Starhill Global – BT
Starhill Global Reit’s Q2 DPU increases 14.3%
STARHILL Global Real Estate Investment Trust said yesterday that its second-quarter distribution per unit climbed 14.3 per cent, buoyed by its Malaysian and Australian purchases. The DPU of 1.04 cents compares with 0.91 cents a year ago.
Q2 income available for distribution rose 26.8 per cent year on year to $22.8 million, while net property income was up 23.4 per cent year on year at $35.6 million.
Gross revenue was up 18.9 per cent at $44.24 million.
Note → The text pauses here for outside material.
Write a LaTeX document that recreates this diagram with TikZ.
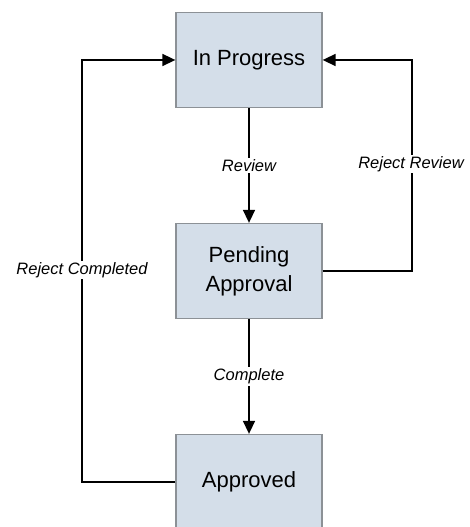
\documentclass[tikz,border=0pt]{standalone}
\usepackage{fontspec}
\setmainfont{Liberation Sans}
\usepackage{xcolor}
\usepackage{tikz}
\usetikzlibrary{arrows.meta}
\definecolor{boxfill}{HTML}{D4DEE9}
\definecolor{boxline}{HTML}{8C9196}

\begin{document}
\begin{tikzpicture}[x=1pt, y=1pt,
    state/.style={draw=boxline, line width=1.3pt, fill=boxfill, minimum width=146pt, minimum height=95pt, align=center, font=\fontsize{22}{29}\selectfont},
    flow/.style={line width=1.6pt, -{Triangle[length=13pt, width=12pt]}},
    lbl/.style={fill=white, inner sep=1.5pt, font=\fontsize{16.5}{19}\selectfont\itshape}]
          \useasboundingbox (0,0) rectangle (469,527);

          % States
          \node[state] (ip) at (249,467) {In Progress};
          \node[state] (pa) at (249,256) {Pending\\Approval};
          \node[state] (ap) at (249,45) {Approved};

          % Forward transitions
          \draw[flow] (ip) -- node[lbl] (rev) {Review} (pa);
          \draw[flow] (pa) -- node[lbl] (cmp) {Complete} (ap);

          % Reject loops
          \coordinate (rtop) at (412,467);
          \coordinate (ltop) at (82,467);
          \draw[flow] (pa.east) -| (rtop) -- (ip.east);
          \draw[flow] (ap.west) -| (ltop) -- (ip.west);
          \node[lbl] (rrev) at (411,363) {Reject Review};
          \node[lbl] (rcmp) at (82,257) {Reject Completed};
        \end{tikzpicture}
\end{document}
‘Our acquisitions of Starhill Gallery and Lot 10 in Kuala Lumpur, Malaysia and David Jones Building in Perth, Australia last year have been key contributors to the growth,’ said Francis Yeoh, executive chairman of YTL Starhill Global, which manages the Reit.
Starhill Global Reit’s Singapore portfolio, comprising interests in Wisma Atria and Ngee Ann City on Orchard Road, contributed 62 per cent, or $27.5 million of total revenue.
Starhill Global Reit said that while the take-up rate for office space in Singapore has been healthy, overall rental rates have declined as new and renewed office leases were secured at rental rates which are below the peak levels achieved in 2007.
However, its Malaysia portfolio contributed 17.3 per cent, or $7.7 million, of Q2 revenue. The David Jones Building in Perth contributed 8.3 per cent or $3.7 million to total revenue.
Starhill Global Reit said that the global economic growth will continue to be led by Asia for the rest of this year. As the ongoing debt crisis in Europe and the United States continue to weigh down the economic growth of these advanced economies, IMF projects that Asia’s gross domestic product will expand by 8.4 per cent this year.
Against this backdrop, it is proceeding with the redevelopment of the Wisma Atria property, which is expected to be completed in the third quarter next year.
Its retail properties in Malaysia and Australia have master leases or long-term leases with built-in step-up rents.
‘These will contribute to the stability and sustainability of the income while ensuring organic growth for Starhill Global Reit,’ it said.
Starhill Global Reit closed trading yesterday at 65.5 cents, up half a cent.